• **TASK OBJECTIVE**
Transcribe everything in the data word for word. Pictures are left out.

━━━━

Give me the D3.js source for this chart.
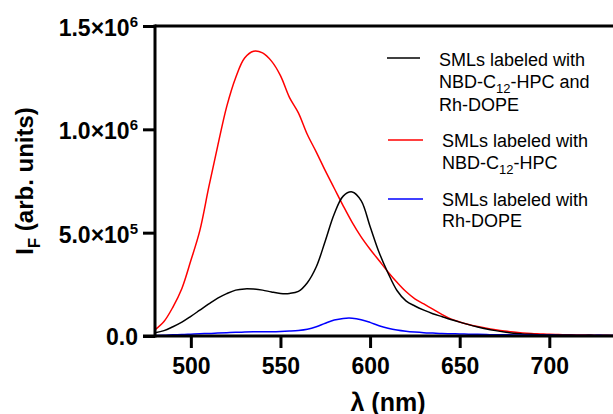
<!DOCTYPE html>
<html>
<head>
<meta charset="utf-8">
<script src="https://cdn.jsdelivr.net/npm/d3@7"></script>
<style>
  html, body { margin: 0; padding: 0; background: #fff; }
  svg { display: block; }
  text { font-family: "Liberation Sans", Arial, sans-serif; }
</style>
</head>
<body>
<svg id="chart" width="613" height="414"></svg>
<script>
// Emission wavelengths (nm)
const wavelength = [
  480, 485, 490, 495, 500, 505, 510, 515, 520, 525,
  530, 535, 540, 545, 550, 555, 560, 565, 570, 575,
  580, 585, 590, 595, 600, 605, 610, 615, 620, 625,
  630, 635, 640, 645, 650, 655, 660, 665, 670, 675,
  680, 685, 690, 695, 700, 705, 710, 715, 720, 725,
  730, 735, 740
];

// Fluorescence intensity, in units of 1e6 (arb. units)
const bothProbes = [
  0.016, 0.026, 0.045, 0.067, 0.095, 0.125, 0.155, 0.183, 0.205, 0.222,
  0.228, 0.227, 0.222, 0.213, 0.206, 0.206, 0.216, 0.258, 0.335, 0.460,
  0.590, 0.677, 0.697, 0.655, 0.530, 0.405, 0.305, 0.220, 0.170, 0.145,
  0.125, 0.108, 0.094, 0.080, 0.067, 0.055, 0.044, 0.034, 0.026, 0.019,
  0.013, 0.010, 0.008, 0.006, 0.005, 0.004, 0.004, 0.003, 0.003, 0.003,
  0.002, 0.002, 0.002
];

const nbdOnly = [
  0.030, 0.070, 0.140, 0.230, 0.365, 0.510, 0.720, 0.920, 1.110, 1.250,
  1.345, 1.378, 1.370, 1.330, 1.260, 1.155, 1.080, 0.975, 0.890, 0.800,
  0.715, 0.630, 0.550, 0.480, 0.420, 0.365, 0.310, 0.260, 0.215, 0.180,
  0.155, 0.130, 0.105, 0.083, 0.068, 0.056, 0.046, 0.037, 0.030, 0.024,
  0.019, 0.015, 0.012, 0.010, 0.008, 0.007, 0.006, 0.005, 0.005, 0.004,
  0.004, 0.003, 0.003
];

const rhOnly = [
  0.003, 0.004, 0.006, 0.007, 0.009, 0.011, 0.012, 0.014, 0.016, 0.018,
  0.019, 0.020, 0.021, 0.021, 0.022, 0.024, 0.027, 0.033, 0.045, 0.062,
  0.077, 0.085, 0.086, 0.079, 0.066, 0.050, 0.038, 0.029, 0.023, 0.019,
  0.016, 0.014, 0.012, 0.011, 0.010, 0.009, 0.008, 0.007, 0.006, 0.006,
  0.005, 0.005, 0.004, 0.004, 0.004, 0.003, 0.003, 0.003, 0.003, 0.003,
  0.003, 0.002, 0.002
];

const seriesValues = [bothProbes, nbdOnly, rhOnly];
const seriesColors = ["#000000", "#ff0000", "#0000ff"];

// Legend entries: lines of text, with optional subscript segments
const legendRows = [
  [["SMLs labeled with"], ["NBD-C", "12", "-HPC and"], ["Rh-DOPE"]],
  [["SMLs labeled with"], ["NBD-C", "12", "-HPC"]],
  [["SMLs labeled with"], ["Rh-DOPE"]]
];

// Tick labels
const xTicks = [500, 550, 600, 650, 700];
const yTicks = [0, 0.5, 1.0, 1.5];
const yTickMantissa = ["0.0", "5.0\u00d710", "1.0\u00d710", "1.5\u00d710"];
const yTickExponent = ["", "5", "6", "6"];

const svg = d3.select("#chart");

const x = d3.scaleLinear().domain([480, 740]).range([155, 621]);
const y = d3.scaleLinear().domain([0, 1.5]).range([336, 26]);

// Frame top
svg.append("line")
  .attr("x1", x(480)).attr("x2", x(740))
  .attr("y1", y(1.5)).attr("y2", y(1.5))
  .attr("stroke", "#000").attr("stroke-width", 3);

// Spectra
svg.append("defs").append("clipPath").attr("id", "plot")
  .append("rect")
  .attr("x", x(480)).attr("y", y(1.5))
  .attr("width", x(740) - x(480)).attr("height", y(0) - y(1.5));

const line = d3.line()
  .x((d, i) => x(wavelength[i]))
  .y(d => y(d))
  .curve(d3.curveCatmullRom.alpha(0.5));

const plot = svg.append("g").attr("clip-path", "url(#plot)");
// red first, then black, then blue on top
[1, 0, 2].forEach(k => {
  plot.append("path")
    .datum(seriesValues[k])
    .attr("d", line)
    .attr("fill", "none")
    .attr("stroke", seriesColors[k])
    .attr("stroke-width", 1.5)
    .attr("stroke-linejoin", "round");
});

// X axis
const xAxis = svg.append("g")
  .attr("transform", `translate(0,${y(0)})`)
  .call(d3.axisBottom(x).tickValues(xTicks).tickSize(12).tickSizeOuter(0).tickFormat(d3.format("d")));
xAxis.select(".domain").attr("stroke-width", 3).attr("d", `M${x(480) - 12},0H${x(740)}`);
xAxis.selectAll(".tick line").attr("stroke-width", 3);
xAxis.selectAll(".tick text")
  .attr("y", 38).attr("dy", 0)
  .style("font-size", "23px").style("font-weight", "bold")
  .style("font-family", "'Liberation Sans', Arial, sans-serif")
  .attr("fill", "#000");

// Y axis
const yAxis = svg.append("g")
  .attr("transform", `translate(${x(480)},0)`)
  .call(d3.axisLeft(y).tickValues(yTicks).tickSize(12).tickSizeOuter(0).tickFormat(""));
yAxis.select(".domain").attr("stroke-width", 3).attr("d", `M0,${y(0) + 1.5}V${y(1.5) - 1.5}`);
yAxis.selectAll(".tick line").attr("stroke-width", 3);
yAxis.selectAll(".tick").each(function(d, i) {
  const t = d3.select(this).append("text")
    .attr("x", -17)
    .attr("y", yTickExponent[i] ? 9.5 : 8)
    .attr("text-anchor", "end")
    .attr("fill", "#000")
    .style("font-size", "23px").style("font-weight", "bold");
  t.append("tspan").text(yTickMantissa[i]);
  if (yTickExponent[i]) {
    t.append("tspan").attr("dy", -9).style("font-size", "15px").text(yTickExponent[i]);
  }
});

// Axis titles
svg.append("text")
  .attr("x", (x(480) + x(740)) / 2)
  .attr("y", 411)
  .attr("text-anchor", "middle")
  .style("font-size", "25px").style("font-weight", "bold")
  .text("\u03bb (nm)");

const yTitle = svg.append("text")
  .attr("transform", `translate(33,${(y(0) + y(1.5)) / 2}) rotate(-90)`)
  .attr("text-anchor", "middle")
  .style("font-size", "24px").style("font-weight", "bold");
yTitle.append("tspan").text("I");
yTitle.append("tspan").attr("dy", 7).style("font-size", "17px").text("F");
yTitle.append("tspan").attr("dy", -7).text(" (arb. units)");

// Legend
const legendLineY = [58, 140, 199];
const legendLineX = [[387, 420], [388, 423], [388, 423]];
const legendTextX = [439, 442, 442];
const legendBaselines = [[66, 88, 111], [147, 169], [206, 227]];

legendRows.forEach((rows, k) => {
  svg.append("line")
    .attr("x1", legendLineX[k][0]).attr("x2", legendLineX[k][1])
    .attr("y1", legendLineY[k]).attr("y2", legendLineY[k])
    .attr("stroke", seriesColors[k]).attr("stroke-width", 1.5);
  rows.forEach((segs, r) => {
    const t = svg.append("text")
      .attr("x", legendTextX[k])
      .attr("y", legendBaselines[k][r])
      .attr("fill", "#000")
      .style("font-size", "18px");
    segs.forEach((s, j) => {
      const sp = t.append("tspan").text(s);
      if (j === 1) sp.attr("dy", 5).style("font-size", "13px");
      if (j === 2) sp.attr("dy", -5);
    });
  });
});
</script>
</body>
</html>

━━━━

• **RESPONSE FOR THIS EXERCISE**
Give me the D3.js source for this chart.
<!DOCTYPE html>
<html>
<head>
<meta charset="utf-8">
<script src="https://cdn.jsdelivr.net/npm/d3@7"></script>
<style>
  html, body { margin: 0; padding: 0; background: #fff; }
  svg { display: block; }
  text { font-family: "Liberation Sans", Arial, sans-serif; }
</style>
</head>
<body>
<svg id="chart" width="613" height="414"></svg>
<script>
// Emission wavelengths (nm)
const wavelength = [
  480, 485, 490, 495, 500, 505, 510, 515, 520, 525,
  530, 535, 540, 545, 550, 555, 560, 565, 570, 575,
  580, 585, 590, 595, 600, 605, 610, 615, 620, 625,
  630, 635, 640, 645, 650, 655, 660, 665, 670, 675,
  680, 685, 690, 695, 700, 705, 710, 715, 720, 725,
  730, 735, 740
];

// Fluorescence intensity, in units of 1e6 (arb. units)
const bothProbes = [
  0.016, 0.026, 0.045, 0.067, 0.095, 0.125, 0.155, 0.183, 0.205, 0.222,
  0.228, 0.227, 0.222, 0.213, 0.206, 0.206, 0.216, 0.258, 0.335, 0.460,
  0.590, 0.677, 0.697, 0.655, 0.530, 0.405, 0.305, 0.220, 0.170, 0.145,
  0.125, 0.108, 0.094, 0.080, 0.067, 0.055, 0.044, 0.034, 0.026, 0.019,
  0.013, 0.010, 0.008, 0.006, 0.005, 0.004, 0.004, 0.003, 0.003, 0.003,
  0.002, 0.002, 0.002
];

const nbdOnly = [
  0.030, 0.070, 0.140, 0.230, 0.365, 0.510, 0.720, 0.920, 1.110, 1.250,
  1.345, 1.378, 1.370, 1.330, 1.260, 1.155, 1.080, 0.975, 0.890, 0.800,
  0.715, 0.630, 0.550, 0.480, 0.420, 0.365, 0.310, 0.260, 0.215, 0.180,
  0.155, 0.130, 0.105, 0.083, 0.068, 0.056, 0.046, 0.037, 0.030, 0.024,
  0.019, 0.015, 0.012, 0.010, 0.008, 0.007, 0.006, 0.005, 0.005, 0.004,
  0.004, 0.003, 0.003
];

const rhOnly = [
  0.003, 0.004, 0.006, 0.007, 0.009, 0.011, 0.012, 0.014, 0.016, 0.018,
  0.019, 0.020, 0.021, 0.021, 0.022, 0.024, 0.027, 0.033, 0.045, 0.062,
  0.077, 0.085, 0.086, 0.079, 0.066, 0.050, 0.038, 0.029, 0.023, 0.019,
  0.016, 0.014, 0.012, 0.011, 0.010, 0.009, 0.008, 0.007, 0.006, 0.006,
  0.005, 0.005, 0.004, 0.004, 0.004, 0.003, 0.003, 0.003, 0.003, 0.003,
  0.003, 0.002, 0.002
];

const seriesValues = [bothProbes, nbdOnly, rhOnly];
const seriesColors = ["#000000", "#ff0000", "#0000ff"];

// Legend entries: lines of text, with optional subscript segments
const legendRows = [
  [["SMLs labeled with"], ["NBD-C", "12", "-HPC and"], ["Rh-DOPE"]],
  [["SMLs labeled with"], ["NBD-C", "12", "-HPC"]],
  [["SMLs labeled with"], ["Rh-DOPE"]]
];

// Tick labels
const xTicks = [500, 550, 600, 650, 700];
const yTicks = [0, 0.5, 1.0, 1.5];
const yTickMantissa = ["0.0", "5.0\u00d710", "1.0\u00d710", "1.5\u00d710"];
const yTickExponent = ["", "5", "6", "6"];

const svg = d3.select("#chart");

const x = d3.scaleLinear().domain([480, 740]).range([155, 621]);
const y = d3.scaleLinear().domain([0, 1.5]).range([336, 26]);

// Frame top
svg.append("line")
  .attr("x1", x(480)).attr("x2", x(740))
  .attr("y1", y(1.5)).attr("y2", y(1.5))
  .attr("stroke", "#000").attr("stroke-width", 3);

// Spectra
svg.append("defs").append("clipPath").attr("id", "plot")
  .append("rect")
  .attr("x", x(480)).attr("y", y(1.5))
  .attr("width", x(740) - x(480)).attr("height", y(0) - y(1.5));

const line = d3.line()
  .x((d, i) => x(wavelength[i]))
  .y(d => y(d))
  .curve(d3.curveCatmullRom.alpha(0.5));

const plot = svg.append("g").attr("clip-path", "url(#plot)");
// red first, then black, then blue on top
[1, 0, 2].forEach(k => {
  plot.append("path")
    .datum(seriesValues[k])
    .attr("d", line)
    .attr("fill", "none")
    .attr("stroke", seriesColors[k])
    .attr("stroke-width", 1.5)
    .attr("stroke-linejoin", "round");
});

// X axis
const xAxis = svg.append("g")
  .attr("transform", `translate(0,${y(0)})`)
  .call(d3.axisBottom(x).tickValues(xTicks).tickSize(12).tickSizeOuter(0).tickFormat(d3.format("d")));
xAxis.select(".domain").attr("stroke-width", 3).attr("d", `M${x(480) - 12},0H${x(740)}`);
xAxis.selectAll(".tick line").attr("stroke-width", 3);
xAxis.selectAll(".tick text")
  .attr("y", 38).attr("dy", 0)
  .style("font-size", "23px").style("font-weight", "bold")
  .style("font-family", "'Liberation Sans', Arial, sans-serif")
  .attr("fill", "#000");

// Y axis
const yAxis = svg.append("g")
  .attr("transform", `translate(${x(480)},0)`)
  .call(d3.axisLeft(y).tickValues(yTicks).tickSize(12).tickSizeOuter(0).tickFormat(""));
yAxis.select(".domain").attr("stroke-width", 3).attr("d", `M0,${y(0) + 1.5}V${y(1.5) - 1.5}`);
yAxis.selectAll(".tick line").attr("stroke-width", 3);
yAxis.selectAll(".tick").each(function(d, i) {
  const t = d3.select(this).append("text")
    .attr("x", -17)
    .attr("y", yTickExponent[i] ? 9.5 : 8)
    .attr("text-anchor", "end")
    .attr("fill", "#000")
    .style("font-size", "23px").style("font-weight", "bold");
  t.append("tspan").text(yTickMantissa[i]);
  if (yTickExponent[i]) {
    t.append("tspan").attr("dy", -9).style("font-size", "15px").text(yTickExponent[i]);
  }
});

// Axis titles
svg.append("text")
  .attr("x", (x(480) + x(740)) / 2)
  .attr("y", 411)
  .attr("text-anchor", "middle")
  .style("font-size", "25px").style("font-weight", "bold")
  .text("\u03bb (nm)");

const yTitle = svg.append("text")
  .attr("transform", `translate(33,${(y(0) + y(1.5)) / 2}) rotate(-90)`)
  .attr("text-anchor", "middle")
  .style("font-size", "24px").style("font-weight", "bold");
yTitle.append("tspan").text("I");
yTitle.append("tspan").attr("dy", 7).style("font-size", "17px").text("F");
yTitle.append("tspan").attr("dy", -7).text(" (arb. units)");

// Legend
const legendLineY = [58, 140, 199];
const legendLineX = [[387, 420], [388, 423], [388, 423]];
const legendTextX = [439, 442, 442];
const legendBaselines = [[66, 88, 111], [147, 169], [206, 227]];

legendRows.forEach((rows, k) => {
  svg.append("line")
    .attr("x1", legendLineX[k][0]).attr("x2", legendLineX[k][1])
    .attr("y1", legendLineY[k]).attr("y2", legendLineY[k])
    .attr("stroke", seriesColors[k]).attr("stroke-width", 1.5);
  rows.forEach((segs, r) => {
    const t = svg.append("text")
      .attr("x", legendTextX[k])
      .attr("y", legendBaselines[k][r])
      .attr("fill", "#000")
      .style("font-size", "18px");
    segs.forEach((s, j) => {
      const sp = t.append("tspan").text(s);
      if (j === 1) sp.attr("dy", 5).style("font-size", "13px");
      if (j === 2) sp.attr("dy", -5);
    });
  });
});
</script>
</body>
</html>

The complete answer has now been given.